UTS offers a master of quantitative finance degree, which appeals mainly to those in big financial institutions such as banks, fund managers and hedge funds. Its content, he says, is highly integrated with the centre’s research and is mainly taught by the centre members. One of the final assignments is for students to take a recent research paper and implement it for the real world.
Monash University ranks top in Australia for econometrics and experimental economics, according to League of Scholars, but Professor Robert Brooks, deputy dean, education, points out that other rankings, using different metrics, also score the university highly for cognitive and behavioural economics and experiential economics. Like Schlögl, he emphasises that it is the number of researchers and depth of talent that is key to genuine discipline strength, rather than one superstar.
At postgraduate level, Monash students can do a master of applied economics and econometrics or a business analytics subject within its MBA, to take advantage of its strength in economics.
Associate Professor Julien Pollack (along with Professor Lynn Crawford) leads project management research at the University of Sydney, which League of Scholars rates as Australia’s best. At postgraduate level, the university offers a master of project management degree and a master of project leadership, as well as graduate certificates and graduate diplomas in both areas.
“One of the great things about teaching in a university is that we have access to the latest developments in the field, and can incorporate that into our subject material,” Pollack says. “However, our courses aren’t solely designed to build theoretical knowledge; many of our academics have practical experience in the field. I worked as a project manager for more than 10 years, and the last project I worked on was contracted at $3.6 billion.”
University of Queensland rates number one in Australia for international relations and Professor Tim Dunne, pro-vice-chancellor, says research and teaching in this area is a significant strength for the university (ANU and the University of Melbourne also rate highly). “Path-breaking work is being done at UQ on peace and conflict resolution, affective emotions, human protection, gender and environmental security,” he says.

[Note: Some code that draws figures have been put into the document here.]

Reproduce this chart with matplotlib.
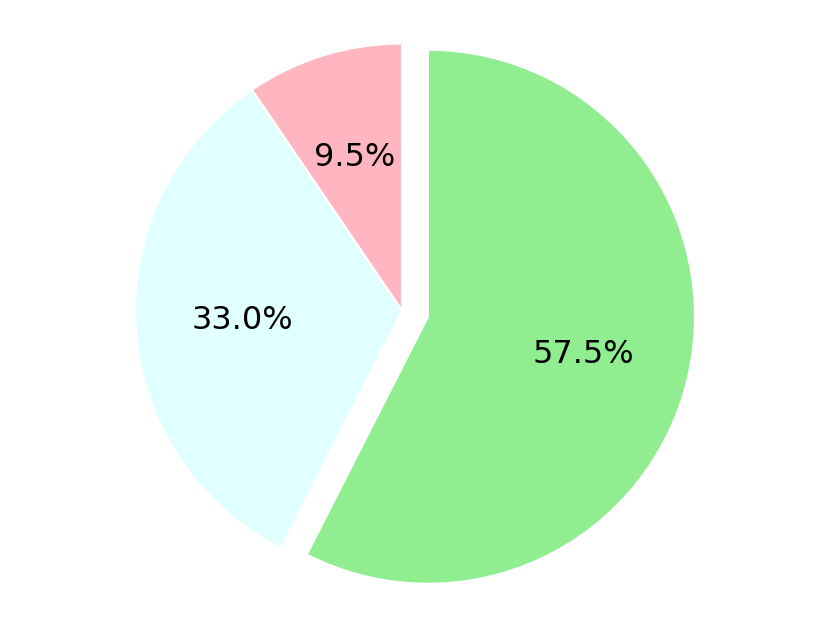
import matplotlib
matplotlib.use("Agg")
import matplotlib.pyplot as plt

# slice shares (percent) and colours, clockwise from the top
shares = [57.5, 33.0, 9.5]
colors = ["lightgreen", "lightcyan", "lightpink"]
explode = [0.1, 0, 0]

fig = plt.figure(figsize=(8.29, 6.26), dpi=100)
ax = fig.add_axes([0, 0, 1, 1])

ax.pie(
    shares,
    colors=colors,
    explode=explode,
    autopct="%1.1f%%",
    startangle=90,
    counterclock=False,
    pctdistance=0.6,
    wedgeprops={"edgecolor": "white", "linewidth": 1.5},
    textprops={"fontsize": 23},
)

# place the pie: radius 267 px, centre at (402, 310.5) px
r = 267.0
cx, cy = 402.0, 310.5
ax.set_xlim(-cx / r, (829 - cx) / r)
ax.set_ylim(-(626 - cy) / r, cy / r)
ax.set_aspect("auto")
ax.axis("off")

plt.savefig("out.png", dpi=100)
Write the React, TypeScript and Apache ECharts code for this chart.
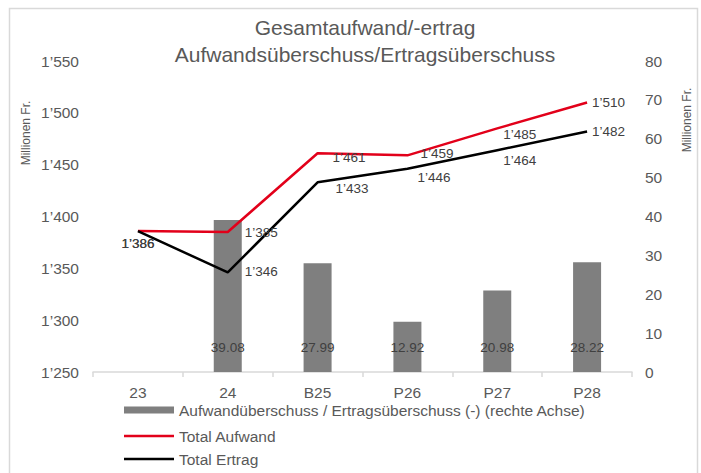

UQ also rates top for leadership research. Associate Professor Neil Paulsen says he teaches an MBA subject that focuses on the challenges of leadership in groups and teams operating in complex organisational and community environments. “My prior experience and current consulting activities in Australia and in international development programs complement insights developed from my research activities. My teaching, research and consulting activities are interrelated: one set of activities directly informs the others.”
It seems, then, that plenty of stand-out researchers are fronting up to teach classes – at least at postgraduate level – and creating new subjects around their expertise or incorporating world-class research into class material. In some cases, students may be taught by the author of the key subject textbook or perhaps hear of cutting-edge research straight from the horse’s mouth.
Paul McCarthy, founder and chief executive of League of Scholars and an adjunct professor at UNSW’s school of computer science and engineering, puts it this way: “I would go to a research-intensive uni because you’re closer to the source of the truth, and you may get that star lecturer.”